İstikrarın temel şartı: Demokrasi
Birleşmiş Milletler Demokrasi Fonu (UNDEF), sivil toplum örgütleri demokrasi projelerini finanse ediyor. Bu projeler;
• Cinsiyet eşitliği
• Hukukun üstünlüğü ve insan hakları
• Gençlerin katılımı
• Sivil toplumun hükümet ile etkileşiminin güçlendirilmesi
• Medya ve bilgi edinme özgürlüğü
• Seçim süreçleri, gibi konuları kapsıyor. Ancak bu projeler içinde Dünya'da '' Dikta ile mücadele ve demokrasinin korunması projesi'' yer almıyor.
BM yine de bu alanda neden proje finanse ediyor? Çünkü, Dünya'da despot yönetimler, ideolojileri bileyerek dış düşman yaratarak, iç çatışma çıkararak, korku ortamı yaratarak halkı sindirir ve iktidarlarına devam ederler. Bu yaptıkları yetmez, birde başka ülkelerdeki teröre destek verir veya yaratırlar. Suriye zamanında PKK'yı fiilen destekledi. İran, Ortadoğu'da Hizbullah ile, devrim muhafızları ile dini motiflerle cihad için mi duruyor sanıyorsunuz? Yalnızca Mollaların gücü ve iktidarı için duruyorlar.
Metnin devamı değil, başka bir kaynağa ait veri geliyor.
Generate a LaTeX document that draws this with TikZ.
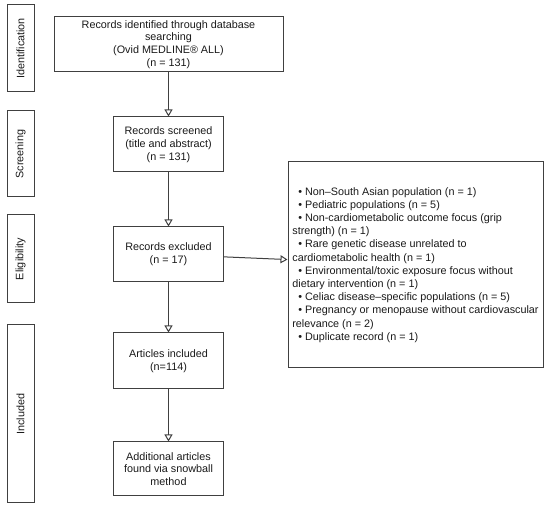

Despot yönetimlerin bu yaptıkları elbette bütün insanlığa zarar verdi veriyor.
Eğer Birleşmiş Milletler etkili olsaydı, bilgi çağında diktatörler olmazdı. Birleşmiş Milletler Demokrasiyi gerçeğe uygun tarif etmeli ve dünya diktatörleri tasfiye etmelidir. Yoksullukla mücadele gibi, diktatörlükle de mücadele kararları almalıdır. Bu dediğim asırlık hedef olsa da hiç olmazsa gelecek nesiller rahat eder.
BM, Güvenlik Konseyini değiştirmelidir. Kararlar genel kurulda alınmalıdır. Zira demokrasi; Çin ve Rusya gibi demokratik olmayan ülkelerin iki dudağı arasında olmamalıdır. Kaldı ki serbest seçim olma- dığı için diktatörler ilgili ülkelerdeki halkı temsil etmiyorlar.
Demokrasinin olmadığı yerde, hatta kusurlu demokrasilerde bile siyasi istikrar yoktur. Aslına bakarsanız siyasette yoktur. Bizde yasalar imkan verdiği halde hiçbir parti halka ön seçim için gitmiyor. Parti ve lider sultası varsa varsa siyaset yok demektir.
Ekonomiye gelince... Fiilen insan hakları ve siyasi özgürlüklerin olmadığı ülkeler aynı zamanda gelişmemiş ülkelerdir. Fredoom House, 2020 raporlarına bakarsak en düşük fert başına gelir seviyesi bin doların altına kalan 34 ülkenin yalnızca biri özgür ülkedir
Dikta yönetimlerin hiç birinde hukukun üstünlüğü sağlanmamıştır. Çünkü hukukun konuştuğu yerde diktatörler konuşamaz. Demokrasi ve hukuk aksıyorsa, güven ortamı ve yatırım ortamı oluşmaz. Dahası, çağımızda kalkınma kriterleri değişmiş ve içine demokrasiyi, insan haklarını, siyasi özgürlükleri de eklemiştir.
Demokrasi temeline dayanmayan büyüme hem sürdürülemez hem de toplumsal refahı sağlayamaz. Zira toplumsal refah kalkınma ile sağlanır. Demokrasinin olmadığı dikta rejimlerinde kısa veya orta dönemde büyüme olabilir. Ne var ki, aynı zamanda kaynakların dikta elinde veya bir azınlık gurupta toplanması, gelir dağılımını bozar. Devletin sağlık, eğitim ve istihdam yaratmak için ayırması gereken kaynakları, otokrasiyi sürdürmek için destek olanlara dağıtması, gelir dağılımı yanında refah göstergelerini de düşürür. Orta ve uzun vadede kaynak kullanımında etkinlik azalır. Kaynak kullanımında etkinliğin düşmesi büyümeyi de düşürür.
Türkiye, siyasi ve ekonomik istikrar açısından zor geçittedir. Siyaset konuşanlar, siyasi istikrar için çözüm konuşmuyor. Darbeden tutun asıp-kesmeyi konuşuyorlar. Ekonomi uzmanı diye medyada konuşanların tamamı ekonomideki çıkmazdan bahsediyor. Nedenleri sıralıyor. Birileri de striptiz ekonomisi diyor. Yani, ekonomi magazinleşti ve halktan rağbet görüyor. Birileri çözüm konuşunca rağbet görmüyor. Hani Millet kaderine razı gibi.